En la vida no puedes bajar la guardia, pero tampoco puedes
vivir en estado de alerta permanente. El estado de equilibrio no viene dado, ese
es un esfuerzo que el propio individuo debe realizar. Lo digo porque normalmente
no lo hacemos, quiero decir que solemos reaccionar de manera inconsciente y
desproporcionada a los retos que nos plantea la convivencia, un aspecto muy
importante de la existencia desde que vivimos en núcleos urbanos: nuestro
comportamiento solo cobra protagonismo frente a nuestros semejantes, no nos
importa lo más mínimo que una perdiz o un jabalí nos vea cometiendo un error o
haciendo el gilipollas, probablemente porque creemos que no vamos a ser
juzgados.
Pienso que debe ser la propia arquitectura del proceso
mental la que condiciona este hecho, al parecer la lógica y los sentimientos
pertenecen a áreas del cerebro distintas, por eso es difícil racionalizar las
emociones, tratarlas con fría imparcialidad, separarlas de nosotros mismos,
como cuando hacemos un cálculo o desempeñamos una tarea rutinaria. El problema
es que las emociones difícilmente pueden ignorarse y aunque están ahí para
algo, a menudo estorban, sería más útil poder contenerlas que dejar que nos
arrastren, pero de eso, normalmente solo nos damos cuenta después.

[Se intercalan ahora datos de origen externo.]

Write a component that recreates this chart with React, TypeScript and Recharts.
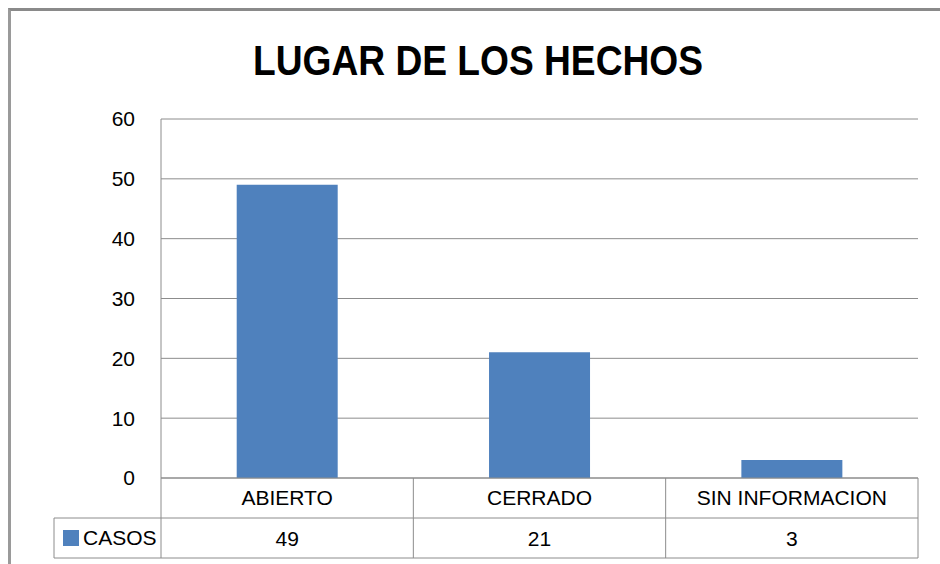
import React from 'react';
import { BarChart, Bar, XAxis, YAxis, CartesianGrid } from 'recharts';

const categories = ['ABIERTO', 'CERRADO', 'SIN INFORMACION'];
const casos = [49, 21, 3];
const yTicks = [0, 10, 20, 30, 40, 50, 60];
const seriesName = 'CASOS';

const data = categories.map((name, i) => ({ name, casos: casos[i] }));

const W = 940;
const H = 564;
const PLOT_LEFT = 161;
const PLOT_RIGHT = 918;
const PLOT_TOP = 119;
const PLOT_BOTTOM = 478;
const ROW_H = 40;
const LEGEND_LEFT = 54;

const BLUE = '#4f81bd';
const GRID = '#8c8c8c';
const FONT = "'Liberation Sans', Arial, sans-serif";

const bandWidth = (PLOT_RIGHT - PLOT_LEFT) / categories.length;

const TableTick = (props: any) => {
  const { x, y, payload, index } = props;
  const left = x - bandWidth / 2;
  const right = x + bandWidth / 2;
  return (
    <g>
      <line x1={left} y1={y} x2={left} y2={y + ROW_H * 2} stroke={GRID} />
      {index === categories.length - 1 && (
        <line x1={right} y1={y} x2={right} y2={y + ROW_H * 2} stroke={GRID} />
      )}
      {index === 0 && (
        <g>
          <line x1={LEGEND_LEFT} y1={y + ROW_H} x2={PLOT_RIGHT} y2={y + ROW_H} stroke={GRID} />
          <line x1={LEGEND_LEFT} y1={y + ROW_H * 2} x2={PLOT_RIGHT} y2={y + ROW_H * 2} stroke={GRID} />
          <line x1={LEGEND_LEFT} y1={y + ROW_H} x2={LEGEND_LEFT} y2={y + ROW_H * 2} stroke={GRID} />
          <rect x={63} y={y + ROW_H + 12} width={16} height={16} fill={BLUE} />
          <text x={83} y={y + ROW_H + 27} fontSize={21} fontFamily={FONT} fill="#000">
            {seriesName}
          </text>
        </g>
      )}
      <text x={x} y={y + 27} textAnchor="middle" fontSize={21} fontFamily={FONT} fill="#000">
        {payload.value}
      </text>
      <text x={x} y={y + ROW_H + 28} textAnchor="middle" fontSize={21} fontFamily={FONT} fill="#000">
        {casos[index]}
      </text>
    </g>
  );
};

export default function App() {
  return (
    <div style={{ position: 'absolute', left: 0, top: 0, width: W, height: H, background: '#fff' }}>
      <BarChart
        width={W}
        height={H}
        data={data}
        margin={{ top: PLOT_TOP, right: W - PLOT_RIGHT, bottom: 0, left: PLOT_LEFT - 60 }}
        barCategoryGap="30%"
      >
        <text
          x={478}
          y={75}
          textAnchor="middle"
          fontSize={42}
          fontWeight="bold"
          fontFamily={FONT}
          textLength={450}
          lengthAdjust="spacingAndGlyphs"
          fill="#000"
        >
          LUGAR DE LOS HECHOS
        </text>
        <CartesianGrid vertical={false} stroke={GRID} />
        <XAxis
          dataKey="name"
          height={H - PLOT_BOTTOM}
          tickLine={false}
          tickSize={0}
          tickMargin={0}
          axisLine={{ stroke: GRID }}
          tick={<TableTick />}
          interval={0}
        />
        <YAxis
          width={60}
          domain={[0, 60]}
          ticks={yTicks}
          tickLine={false}
          tickSize={0}
          tickMargin={26}
          axisLine={{ stroke: GRID }}
          tick={{ fontSize: 21, fontFamily: FONT, fill: '#000' }}
        />
        <Bar dataKey="casos" fill={BLUE} isAnimationActive={false} />
      </BarChart>
      <div
        style={{
          position: 'absolute',
          left: 8,
          top: 8,
          width: W,
          height: H,
          borderTop: '3px solid #8a8a8a',
          borderLeft: '3px solid #9a9a9a',
          boxSizing: 'border-box',
          pointerEvents: 'none',
        }}
      />
    </div>
  );
}
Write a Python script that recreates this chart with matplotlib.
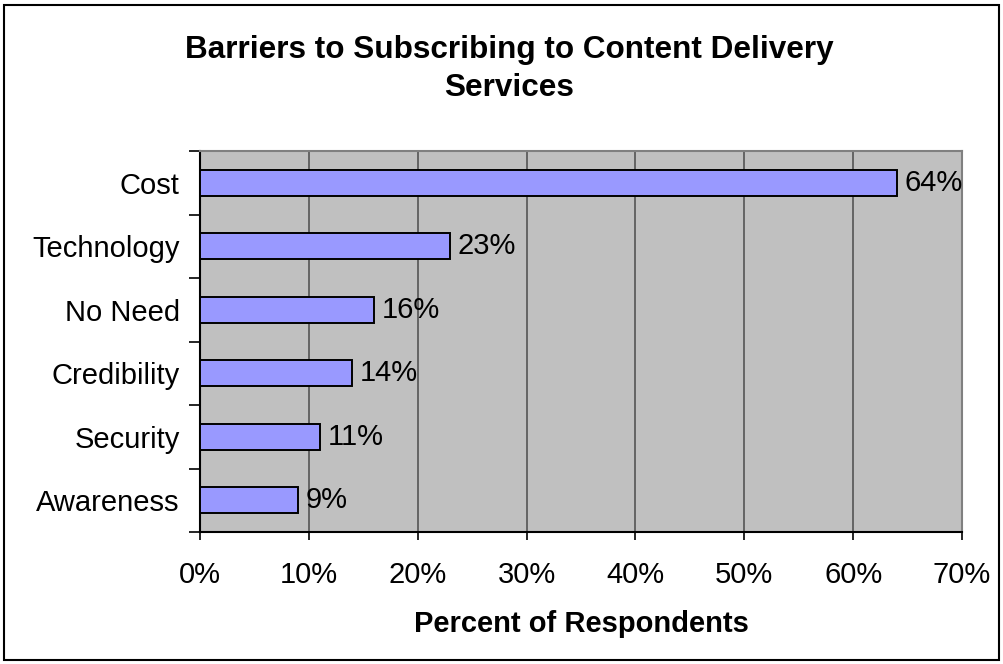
import matplotlib

matplotlib.use("Agg")

import matplotlib.pyplot as plt
from matplotlib.patches import Rectangle
from matplotlib.ticker import FuncFormatter, MultipleLocator

plt.rcParams["font.family"] = ["Liberation Sans", "DejaVu Sans"]

categories = ["Cost", "Technology", "No Need", "Credibility", "Security", "Awareness"]
percent = [64, 23, 16, 14, 11, 9]

PLOT_BG = "#c0c0c0"
BAR = "#9999ff"
LABEL_SIZE = 21

fig = plt.figure(figsize=(10.04, 6.64), dpi=100, facecolor="white")
ax = fig.add_axes([200 / 1004, 1 - 532 / 664, 762 / 1004, 381 / 664])
ax.set_facecolor(PLOT_BG)

# top of the list sits at the top of the axis
ypos = list(range(len(categories)))[::-1]
ax.barh(ypos, percent, height=0.41, color=BAR, edgecolor="black", linewidth=1.4, zorder=3)
for y, v in zip(ypos, percent):
    ax.text(v + 0.7, y, f"{v}%", va="center", ha="left", fontsize=LABEL_SIZE, zorder=4)

ax.set_xlim(0, 70)
ax.set_ylim(-0.5, len(categories) - 0.5)
ax.xaxis.set_major_locator(MultipleLocator(10))
ax.xaxis.set_major_formatter(FuncFormatter(lambda x, _: f"{x:.0f}%"))
ax.grid(axis="x", color="#555555", linewidth=1.2, zorder=1)

# category ticks sit between bars, labels centred on bars
ax.set_yticks([i + 0.5 for i in range(-1, len(categories))])
ax.set_yticklabels([])
ax.set_yticks(ypos, minor=True)
ax.set_yticklabels(categories, minor=True, fontsize=LABEL_SIZE)
ax.tick_params(axis="y", which="minor", length=0, pad=14.5)
ax.tick_params(axis="y", which="major", length=8, width=1.2, color="black")
ax.tick_params(axis="x", length=6, width=1.2, pad=15, labelsize=LABEL_SIZE)

for side in ("top", "right"):
    ax.spines[side].set_color("#808080")
    ax.spines[side].set_linewidth(1.5)
for side in ("left", "bottom"):
    ax.spines[side].set_color("black")
    ax.spines[side].set_linewidth(1.5)

ax.set_xlabel("Percent of Respondents", fontsize=21, fontweight="bold", labelpad=15)

fig.text(509 / 1004, 1 - 69 / 664, "Barriers to Subscribing to Content Delivery\nServices",
         ha="center", va="center", fontsize=22.7, fontweight="bold", linespacing=1.36)

fig.patches.append(Rectangle((4 / 1004, 4 / 664), 995 / 1004, 655 / 664,
                             transform=fig.transFigure, fill=False,
                             edgecolor="black", linewidth=1.5))

fig.savefig("out.png", dpi=100, facecolor="white")
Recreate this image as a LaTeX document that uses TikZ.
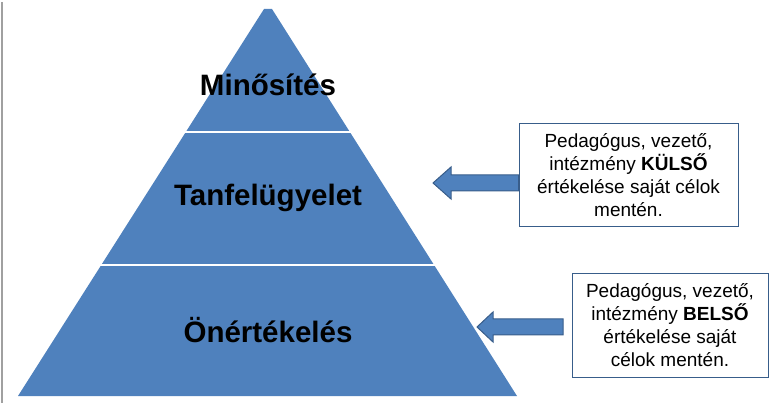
\documentclass[tikz,border=0pt]{standalone}
\usepackage{fontspec}
\setmainfont{Liberation Sans}
\usepackage{xcolor}
\usepackage{tikz}
\usetikzlibrary{positioning,calc}
\definecolor{pyrblue}{RGB}{79,129,189}
\definecolor{edgeblue}{RGB}{56,93,138}
\definecolor{rulegray}{RGB}{160,160,160}
\tikzset{
  pyrlabel/.style={font=\fontsize{29.5}{35}\selectfont\bfseries, text=black, inner sep=0pt},
  notebox/.style={draw=edgeblue, line width=1pt, fill=white, align=center,
                  inner sep=0pt, font=\fontsize{19}{23}\selectfont},
  blockarrow/.style={fill=pyrblue, draw=edgeblue, line width=1pt, line join=miter},
  divider/.style={white, line width=2.5pt},
}

\begin{document}
\begin{tikzpicture}[x=1pt, y=1pt]
  \useasboundingbox (0,0) rectangle (774,-403);

  % left rule
  \draw[rulegray, line width=2pt] (2,-2) -- (2,-403);

  % pyramid
  \fill[pyrblue] (18,-396) -- (264,-9) -- (272,-9) -- (517,-396) -- cycle;
  \draw[divider] (10,-132) -- (530,-132);
  \draw[divider] (10,-265) -- (530,-265);

  \node[pyrlabel] (minosites) at (268,-85)  {Minősítés};
  \node[pyrlabel] (tanfelugy) at (268,-198) {Tanfelügyelet};
  \node[pyrlabel] (onert)     at (268,-330) {Önértékelés};

  % side notes
  \node[notebox, minimum width=219pt, minimum height=103pt] (kulso) at (628.5,-175.5)
    {Pedagógus, vezető,\\intézmény \textbf{KÜLSŐ}\\értékelése saját célok\\mentén.};
  \node[notebox, minimum width=196pt, minimum height=103pt] (belso) at (670,-325.5)
    {Pedagógus, vezető,\\intézmény \textbf{BELSŐ}\\értékelése saját\\célok mentén.};

  % block arrows
  \coordinate (tip1) at (433,-183);
  \coordinate (tip2) at (477,-327);
  \draw[blockarrow] (tip1) -- ++(18,16) -- ++(0,-8) -- (kulso.west |- 0,-175)
    -- (kulso.west |- 0,-191) -- (451,-191) -- (451,-199) -- cycle;
  \draw[blockarrow] (tip2) -- ++(16,15) -- ++(0,-7) -- (563,-319)
    -- (563,-335) -- (493,-335) -- (493,-342) -- cycle;
\end{tikzpicture}
\end{document}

No soy un fanático de la lógica, creo que el subconsciente
nos oculta algo, podemos intuirlo. Lo que no creo es que la pasión, el miedo,
el odio o la codicia sean buenos aurigas, sobretodo porque la historia y en
especial la de este país, está repleta de trágicos ejemplos. Lo que quiero
decir es que el modo de categorización o catalogación que usamos habitualmente con
los demás es un asco, apesta a prejuicios que además, casi siempre, ni siquiera
son nuestros, sino que los hemos importado de los medios o cualquier otra fuente,
como la familia o los amigos; el caso es que la mayoría de las veces, no
juzgamos, prejuzgamos. Los prejuicios son seres emparentados con las
apariencias, por fortuna la mayoría sabemos lo rico que está el queso azul, por
poner un ejemplo, eso demuestra que siempre hay que profundizar, no quedarse
solo con el aspecto. Evidentemente a poco que se piense, nunca basta con la
primera impresión y solo se puede juzgar al árbol por sus frutos, como se suele
decir, podemos especular sobre el resultado por el aspecto de sus flores, por
ejemplo, pero verdaderamente no tendremos la certeza hasta que se haga
manifiesta su condición. Llevar a la práctica es la base de lo que llamamos
“aprender”, es algo que tendemos a olvidar.
Habría sido particularmente útil que hubiéramos tenido en
cuenta consideraciones de este tipo a la hora de elegir a nuestros
representantes políticos, ha sido triste ver cómo ha triunfado el “más vale
malo conocido que bueno por conocer”, un
ejemplo de estúpido juego de palabras, elevado a la categoría de sagrado
evangelio por el arte de la repetición y por tanto ampliamente secundado, por
motivos perfectamente desconocidos para mí. No nos engañemos, se llama miedo y
también locura, pánico tal vez, porque se ha optado por seguir consumiendo un
producto probadamente toxico, antes que echar mano de uno distinto que nadie ha
probado: no hemos querido aprender nada nuevo, principalmente porque organizaciones con ánimo
de lucro han puesto mucho empeño en demostrar que el engañoso color de los
pistilos y la siniestra fragancia de las flores del nefasto árbol desconocido, recuerdan
a los de un fósil, un ejemplar extinto, absolutamente letal por supuesto, que
solo conocemos por referencias en enciclopedias de Paleobotánica.